A node has many endpoints but the main two are the upload and download enpoints. A client will send requests to these endpoints to send or recieve files.
To run this script in terminal, set the path to the file's directory and call:
python3.6 nodeServer.py node`ID(int)
client.py
This is the library of functions I have built which allow a client to interact with the distributed file server API. It uses the requests library in python.
There are functions for uploading and downloading files, backing up files, retrieving the list of files stored on the server and also recieving a list of the files stored on in the clients folder.
This script does not need to be run. It is imported into the controller script, described next.
controller.py
I created this script just as a way to demonstrate the services I have implemented in my distributed file system.
Many of these scripts can be run at the same time once they have unique IDS.
To run this script in terminal, set the path to the file's directory and call:
python3.6 contoller.py clientID(int)
Distributed Transparent File Access
The first service I imlplemented was distributed transparent file access. I did this by creating the basics of the nodeServer script.
The node has a directory that is associated with it. This directory stores the files that should be accessible by the client.
To upload a file, a client would send a POST request to the '/upload' endpoint. This endpoint then checks for an attached file and if it's okay, it adds the file to it's directory. This process can be seen by the red request in figure 2.
To download a file, a client would send a GET request. The endpoint for this however, would be the file name the client wishes to download (eg. '/file1.txt'). The node would then seach for this file in it's directory and if it has it, send it back as a response to the request. This can be seen by the green request in figure 2.
Figure 2: Transparent File Access Diagram
Directory Service
The next service I implemented was the directory service which acts a go-between for clients and nodes.
Whenever a client wants to perform an action it must check in with the server prior to completing that action.
When uploading a file, the client sends a request to the server asking to upload. The server then figures out which node has the least amount of files and returns the address of that node to the client. Once the client has uploaded the file to that node, the node posts a request to the server notifying it about the new file. The server then stores the name of the file and the address of the node it is stored on.
One problem that I found with this solution was that if many upload request are sent in a short period, they will all be sent to the same node as the notification is sent to the server after the file has been uploaded. For example, a client could be told to upload to a node while another file is still uploading. This would create an imbalance in the number of files per node. However it would balance itself out over time.

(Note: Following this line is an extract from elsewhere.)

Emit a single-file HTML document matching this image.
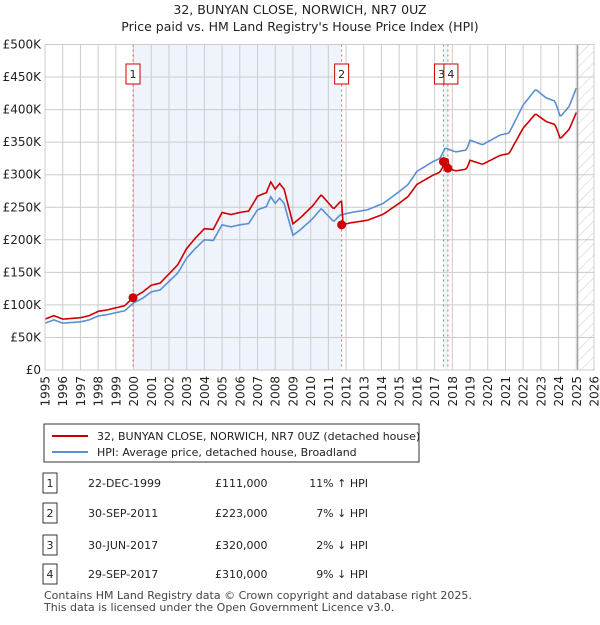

Figure 3: Uploading a file through the directory server.
When downloading a file, the client again sends a request to the directory server asking to download a certain filename. If the file exsists the server replies with the address of the node that file is stored at. The client then downloads that file from the node address that was sent to it. Figure 4: Downloading a file through the directory server.
Caching
Once the directory server was working correctly, I decided to implement caching so that each client could store versions of files locally.
I started by having the client automatically create a directory for its cached files. The client also keeps a dictionary of the files that are cached. Using the cache dictionary and directory, the client is able to maintain a cache with timestamp values.
I have created a check cache function in the client library which checks if the cache is older than a set timeout value in minutes.
So when a client wants to download a file, it will first check if there is a cached version of the file and if it is up to date. If so, the client will then copy this file from it's cache directory into its local directory.
When a client is uploading, it will also update the cache dictionary and directory with the file been uploaded as that file with be the one stored on the server and will therefore be up to date at that time.
Replication
To get replication working on this distributed file system, I started creating a backup function. When this function is called, it takes a file and backs it up on one node that doesn't store the file. This means that there can be one file on multiple nodes. This is an advantage for security but what if a client uploads another version?
To deal with this, I edited the upload function so that when a client asks to upload an existing file, it will recieve the address of every node that file is currently stored on. Every node will get the updated version and overwrite their older version.
There was also a problem if say client 1 and client 2 downloaded the same file. When one of these clients uploads their updated file, it would be overwritten when the other client uploads their updated file.
To combat this, I implemented, file versions. The directory server would store an integer for each file which would be updated everytime a new version was uploaded. The client cache list also stored the local file version so that it could be compared with the server version.
If a client tries to upload a file which is behind the server version, the client will be denied. I also implemented service which allows the user to upload the file but with a number at the end of the name eg. "test(1).txt".
When downloading a file that is replicated several times across different nodes, I have created a round robin function. This function allows the client to download the file from the node that has been accessed least. So if a file is stored on two nodes, each time the file is downloaded it will get it from the other node. This helps balance the load on the nodes if lots of download requests are been sent.
Lock Service
For locking files I have created another dictionary on the directory server which stores a list of all the file, whether they are locked and if so, the client that locked them.
This way when a client wants to upload or download a file, they must acquire the lock on it. So if client 1 downloads a file, no other client can access that file until client 1 uploads the file and the lock is removed.